Unlike other sectors in Europe, emissions for transport had increased in the past 30 years.
However, crop fuels were “fake solutions” to the pressing problem of reducing carbon emissions, the DUH study concluded.

Analysing the production and consumption of crop fuels in Germany, the researchers found that immense tracts of land across the world were being “wasted” on the cultivation of these fuels, at a very significant cost to the environment.

It was estimated that more than 1,2 million hectares of land were currently being used for the production of biofuels around the globe.

The report said that if the same area of land was dedicated to regrowing natural vegetation, that land would, on average, be able to store 16,4 million tons of CO2 per year.
According to official figures by the German government, the emissions “saved by blending crop biofuels with fossil fuels”, on the other hand, amounted to 9,2 million tons of CO2 in 2020.
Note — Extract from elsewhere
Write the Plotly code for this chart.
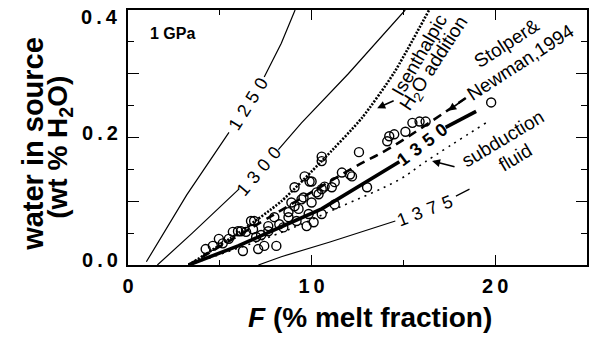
import plotly.graph_objects as go

# ---- data ----
F_obs = [5.16, 5.71, 6.15, 6.43, 6.70, 6.26, 6.87, 7.09, 7.42, 8.08, 5.99, 6.81, 7.64, 7.64,
         7.97, 8.24, 8.74, 8.74, 8.90, 9.07, 9.07, 9.29, 9.45, 9.56, 9.62, 9.73, 9.84, 9.89,
         10.0, 10.0, 10.11, 10.27, 10.38, 10.55, 10.55, 10.55, 10.55, 10.71, 11.1, 11.26,
         11.26, 11.65, 12.09, 12.2, 12.58, 13.02, 14.12, 14.23, 14.5, 15.11, 15.49, 15.88,
         16.21, 19.78, 4.23, 4.62, 4.95, 5.49, 6.98, 7.25, 8.46, 9.18]
W_obs = [0.034, 0.052, 0.053, 0.052, 0.069, 0.022, 0.069, 0.025, 0.030, 0.030, 0.053, 0.056,
         0.053, 0.061, 0.075, 0.064, 0.075, 0.083, 0.098, 0.122, 0.092, 0.088, 0.103, 0.106,
         0.139, 0.061, 0.080, 0.131, 0.131, 0.098, 0.067, 0.114, 0.111, 0.170, 0.163, 0.119,
         0.080, 0.123, 0.122, 0.130, 0.095, 0.145, 0.142, 0.139, 0.177, 0.122, 0.194, 0.202,
         0.205, 0.209, 0.223, 0.225, 0.225, 0.255, 0.025, 0.030, 0.041, 0.041, 0.044, 0.047,
         0.059, 0.069]

# isotherms (None = gap for the label)
F_1250 = [1.0, 3.2, 5.5, None, 7.42, 8.35, 9.1]
W_1250 = [0.005, 0.11, 0.208, None, 0.295, 0.348, 0.4]
F_1300 = [1.6, 3.5, 6.04, None, 8.19, 9.45, 12.0, 15.1]
W_1300 = [0.0, 0.05, 0.119, None, 0.181, 0.223, 0.30, 0.4]
F_1350 = [3.3, 6.0, 8.35, 10.55, 14.78, None, 17.3, 18.96]
W_1350 = [0.0, 0.03, 0.06, 0.088, 0.162, None, 0.216, 0.241]
F_1375 = [7.1, 8.35, 11.0, 14.56, None, 17.86, 18.6]
W_1375 = [0.0, 0.013, 0.036, 0.069, None, 0.108, 0.119]

# model paths
F_isen = [3.3, 6.0, 8.35, 10.55, 12.75, 14.5, 16.4]
W_isen = [0.0, 0.05, 0.10, 0.163, 0.231, 0.302, 0.40]
F_sn = [3.3, 8.0, 12.3, 14.3, 18.4]
W_sn = [0.0, 0.08, 0.153, 0.184, 0.262]
F_sub = [3.3, 8.35, 11.26, 14.78, 16.2, 19.5]
W_sub = [0.0, 0.051, 0.0875, 0.134, 0.162, 0.223]

iso_labels = ["1250", "1300", "1350", "1375"]
iso_label_F = [6.54, 7.14, 16.0, 16.15]
iso_label_W = [0.253, 0.147, 0.189, 0.084]
iso_label_angle = [-58, -50, -37, -21]
iso_label_bold = [False, False, True, False]

x_ticks = [0, 10, 20]
x_tick_text = ["0", "1\u20090", "2\u20090"]
y_ticks = [0.0, 0.2, 0.4]
y_tick_text = ["0\u2009.\u20090", "0\u2009.\u20092", "0\u2009.\u20094"]
y_tick_nudge = [5.5, 4.5, -7]
y_unlabelled_ticks = [0.1, 0.3]

FONT = "Liberation Sans, Arial, Helvetica, sans-serif"

fig = go.Figure()

thin = dict(color="black", width=1.2)
for fx, wy in [(F_1250, W_1250), (F_1300, W_1300), (F_1375, W_1375)]:
    fig.add_trace(go.Scatter(x=fx, y=wy, mode="lines", line=thin, connectgaps=False,
                             hoverinfo="skip", showlegend=False))
fig.add_trace(go.Scatter(x=F_1350, y=W_1350, mode="lines", line=dict(color="black", width=3.6),
                         connectgaps=False, showlegend=False))
fig.add_trace(go.Scatter(x=F_isen, y=W_isen, mode="lines",
                         line=dict(color="black", width=2.6, dash="2px,1.5px", shape="spline",
                                   smoothing=0.6),
                         showlegend=False))
fig.add_trace(go.Scatter(x=F_sn, y=W_sn, mode="lines",
                         line=dict(color="black", width=2.6, dash="9px,6px", shape="spline"),
                         showlegend=False))
fig.add_trace(go.Scatter(x=F_sub, y=W_sub, mode="lines",
                         line=dict(color="black", width=1.6, dash="2px,5px", shape="spline"),
                         showlegend=False))
fig.add_trace(go.Scatter(x=F_obs, y=W_obs, mode="markers",
                         marker=dict(symbol="circle-open", size=9, color="black",
                                     line=dict(width=1.4, color="black")),
                         showlegend=False))
# invisible trace for the secondary (tick-only) y axis
fig.add_trace(go.Scatter(x=[None], y=[None], yaxis="y2", showlegend=False, hoverinfo="skip"))

ann = []
for t, fx, wy, a, b in zip(iso_labels, iso_label_F, iso_label_W, iso_label_angle, iso_label_bold):
    s = "\u2004".join(t)
    ann.append(dict(x=fx, y=wy, text=f"<b>{s}</b>" if b else s, textangle=a, showarrow=False,
                    font=dict(family=FONT, size=18, color="black"),
                    xanchor="center", yanchor="middle"))

for v, t, n in zip(y_ticks, y_tick_text, y_tick_nudge):
    ann.append(dict(xref="paper", x=0, y=v, xshift=-8, yshift=n, text=f"<b>{t}</b>",
                    showarrow=False, xanchor="right", yanchor="middle",
                    font=dict(family=FONT, size=20, color="black")))

txt_font = dict(family=FONT, size=19, color="black")
ann += [
    dict(x=15.85, y=0.329, text="Isenthalpic", textangle=-60, showarrow=False, font=txt_font),
    dict(x=16.7, y=0.315, text="H<sub>2</sub>O addition", textangle=-57, showarrow=False, font=txt_font),
    dict(x=20.6, y=0.348, text="Stolper&", textangle=-33, showarrow=False, font=txt_font),
    dict(x=21.36, y=0.318, text="Newman,1994", textangle=-33, showarrow=False, font=txt_font),
    dict(x=20.43, y=0.198, text="subduction", textangle=-31, showarrow=False, font=txt_font),
    dict(x=21.1, y=0.168, text="fluid", textangle=-31, showarrow=False, font=txt_font),
    dict(x=1.07, y=0.363, text="<b>1 GPa</b>", showarrow=False, xanchor="left", yanchor="middle",
         font=dict(family=FONT, size=16, color="black")),
    # arrows
    dict(x=13.57, y=0.246, ax=18, ay=-8, text="", showarrow=True, arrowhead=2, arrowsize=1,
         arrowwidth=1.6, arrowcolor="black"),
    dict(x=17.44, y=0.242, ax=18, ay=-13, text="", showarrow=True, arrowhead=2, arrowsize=1,
         arrowwidth=1.6, arrowcolor="black"),
    dict(x=16.56, y=0.163, ax=24, ay=6, text="", showarrow=True, arrowhead=2, arrowsize=1,
         arrowwidth=1.6, arrowcolor="black"),
    # axis titles
    dict(xref="paper", yref="paper", x=0.527, y=-0.205, text="<b><i>F</i> (% melt fraction)</b>",
         showarrow=False, xanchor="center", yanchor="middle",
         font=dict(family=FONT, size=28, color="black")),
    dict(xref="paper", yref="paper", x=-0.207, y=0.475, text="<b>water in source</b>",
         textangle=-90, showarrow=False, xanchor="center", yanchor="middle",
         font=dict(family=FONT, size=29, color="black")),
    dict(xref="paper", yref="paper", x=-0.148, y=0.46, text="<b>(wt % H<sub>2</sub>O)</b>",
         textangle=-90, showarrow=False, xanchor="center", yanchor="middle",
         font=dict(family=FONT, size=28, color="black")),
]

axis_common = dict(showline=True, linecolor="black", linewidth=1.5, mirror="ticks",
                   ticks="inside", tickcolor="black", showgrid=False, zeroline=False,
                   automargin=False)

fig.update_layout(
    width=590, height=342,
    margin=dict(l=128.4, r=3.3, t=9.5, b=76.5, autoexpand=False),
    paper_bgcolor="white", plot_bgcolor="white",
    annotations=ann,
    xaxis=dict(range=[0, 25], tickvals=x_ticks, ticktext=x_tick_text, ticklen=10, tickwidth=1.3,
               minor=dict(dtick=5, ticklen=5, ticks="inside", tickcolor="black", tickwidth=1.2),
               ticklabelstandoff=2,
               tickfont=dict(family=FONT, size=20, color="black", weight="bold"),
               **axis_common),
    yaxis=dict(range=[0, 0.4], tickvals=y_ticks, showticklabels=False, ticklen=11, tickwidth=1.3,
               minor=dict(dtick=0.05, ticklen=6, ticks="inside", tickcolor="black", tickwidth=1.2),
               **axis_common),
    yaxis2=dict(range=[0, 0.4], overlaying="y", side="left", tickvals=y_unlabelled_ticks,
                showticklabels=False, ticks="inside", ticklen=11, tickwidth=1.3, tickcolor="black",
                showline=True, linecolor="black", linewidth=1.5, mirror="ticks",
                showgrid=False, zeroline=False, automargin=False),
)

fig.write_html("out.html", config={"displayModeBar": False},
               post_script="document.body.style.margin='0';")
The researchers further found that the intensive agriculture needed for the production of crop biofuels harmed ecosystems and biodiversity, resulting in a dramatic loss of habitats and species.

In Germany, almost 70% of habitats were labelled as having inadequate or poor conservation status, according to the latest ‘Report on the State of Nature’ by the German Environment Ministry.

According to Euronews, the EU recently acknowledged the damage caused by crop biofuel monocultures by introducing regulations to curb the further expansion of agricultural land for this purpose.

However, the report said this was not enough and crop biofuels needed to be phased out instead.

“The land now used to grow the crops should instead be dedicated to nature restoration, which will see these same areas become natural carbon sinks over time. Fertile farmland, on the other hand, should be used for food production.”

According to the researchers, the EU Renewable Energy Directive (RED), which currently incentivised the use of crop and biofuels as a means of achieving renewable energy targets in the European transport sector, should immediately be updated.